Павел Марказьян. Октябрь 2018 года
Дмитрий Шабельников

Жизнь психушечная

[После того как я попал в интернат] у меня такое ощущение, что я жизнь с нуля начал. То есть [это были] нулевые годы — их так и называют.

Вообще интернат создан для детей умственно отсталых, с тяжелой родительской судьбой — детей, которых бросали в роддомах, инвалидов, тех, у кого сильно выраженное психическое расстройство. Мне постоянно хотелось оттуда выйти, конечно. У меня постоянно были депрессии: как же я сюда попал? Постоянно преследовали эти мысли. А потом я как-то отвлекался на что-то, и вроде все. А потом опять долбежка.

В комнате у нас четыре человека живут или восемь. Отношения с соседями в разное время по-разному складывались. Но вообще я постоянно с кем-то дружил, постоянно были какие-то связи. С интернатовской самодеятельностью с 2004 года ездил по другим интернатам, по разным площадкам, паркам.
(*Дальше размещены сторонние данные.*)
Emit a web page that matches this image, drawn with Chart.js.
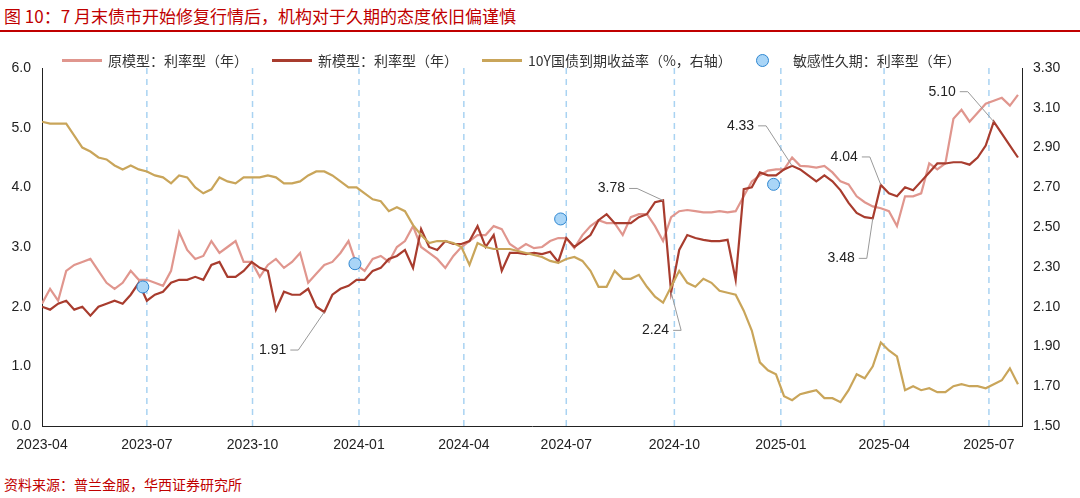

Я своего уровня не терял и был ведущим, мне нравилось. Мне вообще всем нравится заниматься. Там с нами психологи занимаются, педагоги, есть разные реабилитационные комнаты, где готовить учат. Спортом занимаются, бассейн — мы ездили в Олимпийскую Деревню, плавали. У меня новые друзья появились, и со старыми общался. 
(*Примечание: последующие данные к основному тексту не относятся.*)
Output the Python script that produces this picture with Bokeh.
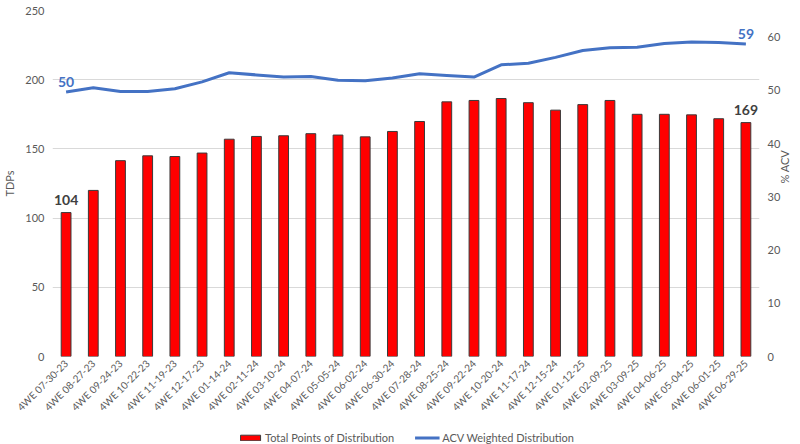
import math
from bokeh.plotting import figure
from bokeh.layouts import column
from bokeh.models import (Range1d, LinearAxis, FactorRange, FixedTicker, Legend,
                          LegendItem, ColumnDataSource)
from bokeh.core.properties import value
from bokeh.embed import file_html
from bokeh.resources import INLINE

periods = ["4WE 07-30-23", "4WE 08-27-23", "4WE 09-24-23", "4WE 10-22-23", "4WE 11-19-23",
           "4WE 12-17-23", "4WE 01-14-24", "4WE 02-11-24", "4WE 03-10-24", "4WE 04-07-24",
           "4WE 05-05-24", "4WE 06-02-24", "4WE 06-30-24", "4WE 07-28-24", "4WE 08-25-24",
           "4WE 09-22-24", "4WE 10-20-24", "4WE 11-17-24", "4WE 12-15-24", "4WE 01-12-25",
           "4WE 02-09-25", "4WE 03-09-25", "4WE 04-06-25", "4WE 05-04-25", "4WE 06-01-25",
           "4WE 06-29-25"]
tdps = [104, 120, 141.5, 145, 144.5, 147, 157, 159, 159.5, 161, 160, 158.7, 162.6, 169.8,
        184, 185, 186.4, 183.4, 178, 182, 185, 175, 175, 174.6, 171.8, 169]
acv = [49.7, 50.5, 49.8, 49.8, 50.3, 51.6, 53.3, 52.9, 52.5, 52.6, 51.9, 51.8, 52.3, 53.1,
       52.8, 52.5, 54.8, 55.1, 56.2, 57.5, 58.0, 58.1, 58.8, 59.1, 59.0, 58.7]
left_ticks = [0, 50, 100, 150, 200, 250]
right_ticks = [0, 10, 20, 30, 40, 50, 60]
series_names = ["Total Points of Distribution", "ACV Weighted Distribution"]

FONT = "Lato"
GRAY = "#595959"
BLUE = "#4472c4"
RED = "#ff0000"
EDGE = "#3a3a3a"

src = ColumnDataSource(dict(period=periods, tdp=tdps, acv=acv))

p = figure(width=800, height=420, x_range=FactorRange(*periods), y_range=Range1d(0, 250),
           output_backend="svg", toolbar_location=None,
           min_border_left=52, min_border_right=40, min_border_top=10, min_border_bottom=64)
p.extra_y_ranges = {"acv": Range1d(0, 65)}
p.outline_line_color = None

bars = p.vbar(x="period", top="tdp", width=0.36, fill_color=RED,
              line_color=EDGE, line_width=1, source=src)
line = p.line(x="period", y="acv", y_range_name="acv", line_color=BLUE, line_width=3, source=src)

# data labels (first and last)
p.text(x=[periods[0], periods[-1]], y=[acv[0], acv[-1]],
       text=[str(round(acv[0])), str(round(acv[-1]))], y_range_name="acv",
       text_align="center", text_baseline="bottom", y_offset=-5,
       text_color=BLUE, text_font=value(FONT), text_font_style="bold", text_font_size="14px")
p.text(x=[periods[0], periods[-1]], y=[tdps[0], tdps[-1]],
       text=[str(round(tdps[0])), str(round(tdps[-1]))],
       text_align="center", text_baseline="bottom", y_offset=-8,
       text_color="#404040", text_font=value(FONT), text_font_style="bold", text_font_size="14px")

p.xgrid.visible = False
p.ygrid.grid_line_color = "#d9d9d9"
p.ygrid.grid_line_width = 1

p.yaxis.ticker = FixedTicker(ticks=left_ticks)
p.yaxis.axis_label = "TDPs"

right = LinearAxis(y_range_name="acv", ticker=FixedTicker(ticks=right_ticks), axis_label="% ACV")
p.add_layout(right, "right")

for ax in [p.yaxis[0], right, p.xaxis[0]]:
    ax.axis_line_color = None
    ax.major_tick_line_color = None
    ax.minor_tick_line_color = None
    ax.major_tick_in = 0
    ax.major_tick_out = 0
    ax.minor_tick_in = 0
    ax.minor_tick_out = 0
    ax.major_label_text_color = GRAY
    ax.major_label_text_font = FONT
    ax.major_label_text_font_size = "11px"
    ax.axis_label_text_color = GRAY
    ax.axis_label_text_font = FONT
    ax.axis_label_text_font_size = "11px"
    ax.axis_label_text_font_style = "normal"

p.yaxis[0].major_label_standoff = 8
p.yaxis[0].axis_label_standoff = 6
right.major_label_standoff = 8
right.axis_label_standoff = 1
if hasattr(right, "axis_label_orientation"):
    right.axis_label_orientation = math.pi / 2
p.xaxis.major_label_orientation = math.pi / 4
p.xaxis.major_label_text_font_size = "10px"
p.xaxis.major_label_standoff = 5

# legend strip below the chart (its sample glyphs lie outside the visible range)
lg = figure(width=800, height=24, x_range=Range1d(0, 1), y_range=Range1d(0, 1),
            output_backend="svg", toolbar_location=None,
            min_border_left=0, min_border_right=0, min_border_top=0, min_border_bottom=0)
lg.axis.visible = False
lg.grid.visible = False
lg.outline_line_color = None
r1 = lg.vbar(x=[0.5], bottom=[-6], top=[-5], width=0.1, fill_color=RED,
             line_color=EDGE, line_width=1)
r2 = lg.line(x=[0.2, 0.8], y=[-5, -5], line_color=BLUE, line_width=3)
legend = Legend(items=[LegendItem(label=series_names[0], renderers=[r1]),
                       LegendItem(label=series_names[1], renderers=[r2])],
                orientation="horizontal", location="bottom_center",
                border_line_color=None, background_fill_alpha=0,
                label_text_font=FONT, label_text_font_size="11px", label_text_color=GRAY,
                glyph_width=25, glyph_height=7, padding=0, margin=0, spacing=20,
                label_standoff=3, label_height=12)
lg.add_layout(legend)

layout = column(p, lg, spacing=0)
open("out.html", "w").write(file_html(layout, INLINE))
Распорядок дня там как в пионерлагере. Гулять можно только по территории, можно и выходить, но в сопровождении соцработников, вместе. Сколько я за последний год выходил — не помню. Все зависит от того, как группа соберется, кто захочет. Вот в зоопарк ездили, в Египет — в 2014 году. А что, с группой тоже хорошо. Единственное, от этой группы нельзя отлучиться. Отлучишься, не придешь — будут сразу проблемы. У них, не у меня. Хотя в конечном итоге и у меня тоже.

Еще я два раза в Феодосию ездил, на Украину. Мы там были в музее Айвазовского, там, помню, поляки были. Музей насекомых еще. Катались на банане в море. Жили в пансионате. Сотрудники ездили со своими детьми. И одна девочка маленькая мне говорит: «Паша, а почему ты живешь в интернате? Ты чего — дурак?» Меня это так огорчило. Не помню, что я ей ответил. А как ответить на этот вопрос?
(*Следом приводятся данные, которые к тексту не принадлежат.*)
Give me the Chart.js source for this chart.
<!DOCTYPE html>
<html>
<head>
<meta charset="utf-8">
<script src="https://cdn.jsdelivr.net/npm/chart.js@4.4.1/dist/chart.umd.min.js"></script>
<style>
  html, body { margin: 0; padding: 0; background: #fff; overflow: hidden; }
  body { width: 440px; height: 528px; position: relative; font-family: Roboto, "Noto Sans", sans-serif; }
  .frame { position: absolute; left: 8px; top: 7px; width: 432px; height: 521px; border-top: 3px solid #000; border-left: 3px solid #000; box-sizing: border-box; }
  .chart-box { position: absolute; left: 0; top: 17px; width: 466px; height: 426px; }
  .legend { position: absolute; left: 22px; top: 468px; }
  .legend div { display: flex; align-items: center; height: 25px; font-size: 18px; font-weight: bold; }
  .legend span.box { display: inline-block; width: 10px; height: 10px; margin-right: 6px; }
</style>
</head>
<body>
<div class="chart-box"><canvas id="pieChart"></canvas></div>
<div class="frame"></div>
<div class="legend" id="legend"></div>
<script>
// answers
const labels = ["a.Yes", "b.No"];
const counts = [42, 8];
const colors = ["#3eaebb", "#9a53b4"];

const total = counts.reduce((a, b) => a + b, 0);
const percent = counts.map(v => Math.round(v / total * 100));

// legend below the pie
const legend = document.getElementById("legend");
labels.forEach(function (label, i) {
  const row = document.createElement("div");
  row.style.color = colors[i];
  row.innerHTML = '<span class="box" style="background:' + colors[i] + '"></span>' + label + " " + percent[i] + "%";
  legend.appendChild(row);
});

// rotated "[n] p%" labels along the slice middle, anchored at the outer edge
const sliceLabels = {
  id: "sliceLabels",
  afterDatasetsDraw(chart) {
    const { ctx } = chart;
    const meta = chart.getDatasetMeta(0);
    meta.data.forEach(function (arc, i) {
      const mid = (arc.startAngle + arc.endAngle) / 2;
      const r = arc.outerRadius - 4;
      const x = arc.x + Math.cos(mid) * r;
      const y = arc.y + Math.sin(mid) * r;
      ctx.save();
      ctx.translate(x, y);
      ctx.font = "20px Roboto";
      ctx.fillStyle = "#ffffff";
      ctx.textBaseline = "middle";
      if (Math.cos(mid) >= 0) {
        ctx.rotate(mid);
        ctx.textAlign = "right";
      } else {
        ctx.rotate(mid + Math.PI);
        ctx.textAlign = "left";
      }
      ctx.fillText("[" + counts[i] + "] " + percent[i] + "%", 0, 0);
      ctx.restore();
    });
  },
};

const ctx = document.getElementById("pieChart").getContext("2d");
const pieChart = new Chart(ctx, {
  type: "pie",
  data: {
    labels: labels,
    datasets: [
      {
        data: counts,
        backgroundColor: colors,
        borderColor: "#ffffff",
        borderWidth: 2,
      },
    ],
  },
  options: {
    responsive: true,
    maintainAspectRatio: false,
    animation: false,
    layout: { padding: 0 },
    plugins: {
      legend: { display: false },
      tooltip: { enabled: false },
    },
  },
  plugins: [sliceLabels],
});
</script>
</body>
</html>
У меня осталась мамина квартира. Бабушка умерла [на днях] — она была там хозяйкой — и написала дарственную матери. Не знаю, я не курирую этот вопрос, я просто с братом общаюсь. Говорю — как дела? Как мать? Все нормально? Ну и все. А кто там живет — меня не интересует. Мне она не нужна, эта квартира. Я не могу просить. Не хочу никого насиловать, потому что знаю, что это такое. Я не претендую ни на что. Мать ко мне приезжала; она дружила с одной старшей медсестрой. Та ей говорит: ну, ему здесь хорошо. Может быть, она и хотела [меня забрать], но медсестра ее успокоила. Но разговора не было.

Я как-то гулял [рядом с домом], видел, как она на балконе стояла, но в квартиру я не пошел. Нет, с теми, которые родная кровь, я не общаюсь. [18 лет назад мать] считала, что я в чем-то виноват, что я что-то натворил, я уж не помню. В чем виноват — я не знаю. Да, она сыграла свою роль в том, что я оказался в ПНИ. Ну, не совсем так. Может быть, где-то я сел не в нужный поезд. Судьба — она же такая, выбирать не приходится. Меня вообще интересует судьба — предначертана она человеку? Или можно изменить судьбу? 

Вообще чего-то грущу я. Вспоминаю друзей, которых, наверное, уже никогда не увижу. Ностальгия. Есть такой фильм Тарковского. Я все-таки люблю старое кино. Старых артистов. Нет, молодые, мои сверстники вроде тоже какие-то фильмы снимают, но это все-таки не то. Хотя вообще все время проверяет.

В общем, не знаю я, что дальше будет. Что хочется? Не знаю, я уже об этом не думаю. У меня ощущение, как будто мне три года, ну или пять лет. Ну, хочу за границу поехать, а еще права получить. Мне дадут права? А купить их можно? А, это будет нарушение закона, да?

Я одним днем живу. Стараюсь жить одним днем. Мне интересно не в интернате сидеть, а куда-то ездить, общаться. Чего мне там сидеть? Мне неинтересно там. Мне очень плохо там.

Поправки. В опубликованном тексте психо-неврологический интернат был назван «диспансером». Приносим свои извинения.